İkinci olarak da, biz Ortadoğu’daki sorunların silahla çözülemeyeceğine inanıyoruz. Uygulanan politikalara tepkimizdir. Dolayısıyla sorunlar eğer çözülecekse, mutlaka diplomasi, mutlaka siyasi diyalog temel enstrüman olarak kullanılmalıdır. Bugüne kadar silah kullanarak şu sonuç elde edilmiştir, şu konular çözülmüştür diye gösterebilir misiniz Ortadoğu’da? Dolayısıyla, askeri enstrümanlar önemlidir; yer yer kullanılması, yer yer eğitim unsuru olarak elde tutulması önemlidir. Ama çözüme ulaşmak için, mutlaka sonuç almak için diplomasi ve diyalog gerekir.

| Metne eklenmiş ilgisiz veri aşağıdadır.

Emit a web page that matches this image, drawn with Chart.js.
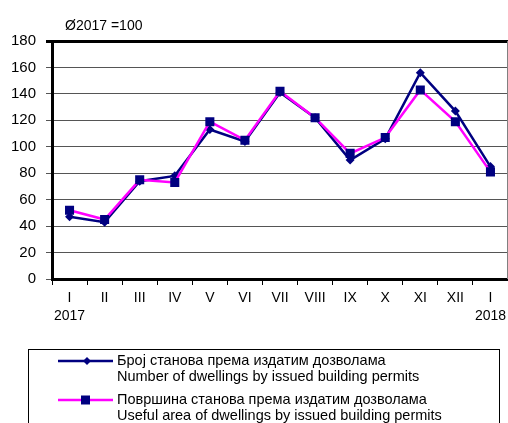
<!DOCTYPE html>
<html lang="sr">
<head>
<meta charset="UTF-8">
<title>Издате грађевинске дозволе</title>
<script src="https://cdn.jsdelivr.net/npm/chart.js"></script>
<style>
    html, body { margin: 0; padding: 0; background: #fff; }
    #wrap { width: 508px; height: 423px; }
</style>
</head>
<body>
<div id="wrap"><canvas id="permitsChart" width="508" height="423"></canvas></div>
<script>
    // месеци, index Ø2017 = 100
    const months = [['I', '2017'], 'II', 'III', 'IV', 'V', 'VI', 'VII', 'VIII', 'IX', 'X', 'XI', 'XII', ['I', '2018']];
    const dwellings = [47, 43, 74, 78, 113, 104, 141, 122, 90, 106, 156, 127, 85];
    const usefulArea = [52, 45, 75, 73, 119, 105, 142, 122, 95, 107, 143, 119, 81];
    const yMin = 0, yMax = 180, yStep = 20;
    const baseNote = 'Ø2017 =100';
    const legendDwellings = ['Број станова према издатим дозволама', 'Number of dwellings by issued building permits'];
    const legendArea = ['Површина станова према издатим дозволама', 'Useful area of dwellings by issued building permits'];

    const NAVY = '#000080';
    const MAGENTA = '#ff00ff';
    const FONT = '"Liberation Sans", Arial, sans-serif';

    const extras = {
        id: 'extras',
        afterDraw(chart) {
            const ctx = chart.ctx;
            const area = chart.chartArea;
            ctx.save();

            // right border of plot area
            ctx.strokeStyle = '#808080';
            ctx.lineWidth = 1;
            ctx.beginPath();
            ctx.moveTo(area.right - 0.5, area.top);
            ctx.lineTo(area.right - 0.5, area.bottom);
            ctx.stroke();

            // note above the axis
            ctx.fillStyle = '#000';
            ctx.font = '14px ' + FONT;
            ctx.textBaseline = 'alphabetic';
            ctx.fillText(baseNote, 65, 30);

            // legend box
            ctx.strokeStyle = '#000';
            ctx.lineWidth = 1;
            ctx.strokeRect(28.5, 349.5, 471, 120);

            const entries = [
                { lines: legendDwellings, color: NAVY, marker: 'diamond', y: 361 },
                { lines: legendArea, color: MAGENTA, marker: 'square', y: 400 }
            ];
            ctx.font = '14.5px ' + FONT;
            ctx.textBaseline = 'middle';
            entries.forEach(e => {
                ctx.strokeStyle = e.color;
                ctx.lineWidth = 2.5;
                ctx.beginPath();
                ctx.moveTo(58, e.y);
                ctx.lineTo(113, e.y);
                ctx.stroke();
                ctx.fillStyle = NAVY;
                if (e.marker === 'diamond') {
                    ctx.beginPath();
                    ctx.moveTo(87, e.y - 4);
                    ctx.lineTo(91, e.y);
                    ctx.lineTo(87, e.y + 4);
                    ctx.lineTo(83, e.y);
                    ctx.closePath();
                    ctx.fill();
                } else {
                    ctx.fillRect(81, e.y - 4.5, 9, 9);
                }
                ctx.fillStyle = '#000';
                e.lines.forEach((t, i) => ctx.fillText(t, 117, e.y + i * 16));
            });
            ctx.restore();
        }
    };

    new Chart(document.getElementById('permitsChart'), {
        type: 'line',
        data: {
            labels: months,
            datasets: [
                {
                    label: legendDwellings[1],
                    data: dwellings,
                    borderColor: NAVY,
                    backgroundColor: NAVY,
                    borderWidth: 2.5,
                    pointStyle: 'rectRot',
                    pointRadius: 4.5,
                    pointBorderWidth: 0,
                    tension: 0,
                    order: 1
                },
                {
                    label: legendArea[1],
                    data: usefulArea,
                    borderColor: MAGENTA,
                    backgroundColor: NAVY,
                    borderWidth: 2.5,
                    pointStyle: 'rect',
                    pointRadius: 6.4,
                    pointBorderWidth: 0,
                    tension: 0,
                    order: 0
                }
            ]
        },
        options: {
            responsive: false,
            animation: false,
            layout: { autoPadding: false, padding: { top: 41, left: 0, right: 0, bottom: 100 } },
            plugins: {
                legend: { display: false },
                tooltip: { enabled: false },
                title: { display: false }
            },
            scales: {
                x: {
                    offset: true,
                    afterFit(scale) {
                        scale.height = 44;
                        scale.paddingLeft = 0;
                        scale.paddingRight = 0;
                    },
                    grid: { offset: true, drawOnChartArea: false, tickLength: 6, color: '#000', lineWidth: 1 },
                    border: { color: '#000', width: 3 },
                    ticks: {
                        color: '#000',
                        font: { family: FONT, size: 14, lineHeight: 1.3 },
                        padding: 4,
                        maxRotation: 0,
                        autoSkip: false
                    }
                },
                y: {
                    min: yMin,
                    max: yMax,
                    afterFit(scale) { scale.width = 52; },
                    grid: {
                        tickLength: 6,
                        color: c => (c.tick && c.tick.value === yMax) ? '#000' : '#555',
                        lineWidth: c => (c.tick && c.tick.value === yMax) ? 3 : 1
                    },
                    border: { color: '#000', width: 3 },
                    ticks: {
                        stepSize: yStep,
                        color: '#000',
                        font: { family: FONT, size: 15 },
                        padding: 10
                    }
                }
            }
        },
        plugins: [extras]
    });
</script>
</body>
</html>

SORU: ABD’nin yeni Ortadoğu temsilcisi gelecek hafta Ortadoğu turu yapacak. Kendisi ile herhangi bir temas olacak mı?

SAYIN BAKANIMIZ: Ben dün ABD’nin yeni Dışişleri Bakanı Hillary Clinton ile bir telefon görüşmesi yaptım. Bu telefon görüşmesinde bana Sayın Mitchell’i bölgemize göndereceğini, mutlaka Türkiye’ye de uğramasını istediğini söyledi ve benimle de bir görüşme yapmasını çok önemsediğini söyledi. Şu anda tarih üzerinde çalışıyoruz ve tarih üzerinde mutabık kalırsak –ki sanırım bir önümüzdeki hafta için bir tarih buluruz- kendisi buraya gelecek. Sayın Clinton’un bana söylediği, Sayın Mitchell’in mutlaka Türkiye’ye gelmesini istiyorum. Onunla görüşmemiz, ikili temas kurmamızdan da memnun olacağını söyledi bana telefonda. Biz tarih üzerinde çalışıyoruz. Çünkü benim yurtdışı programım var, Sayın Başbakanımızın var, Sayın Cumhurbaşkanımızın yine Ankara’ da olmayacağı günler var. Dolayısıyla, tabii herkesle görüşmesi mümkün olmaz ama kendisi Türkiye’ye gelmeyi arzu ediyor.

Başka soru yoksa, teşekkür ediyorum, iyi günler diliyorum.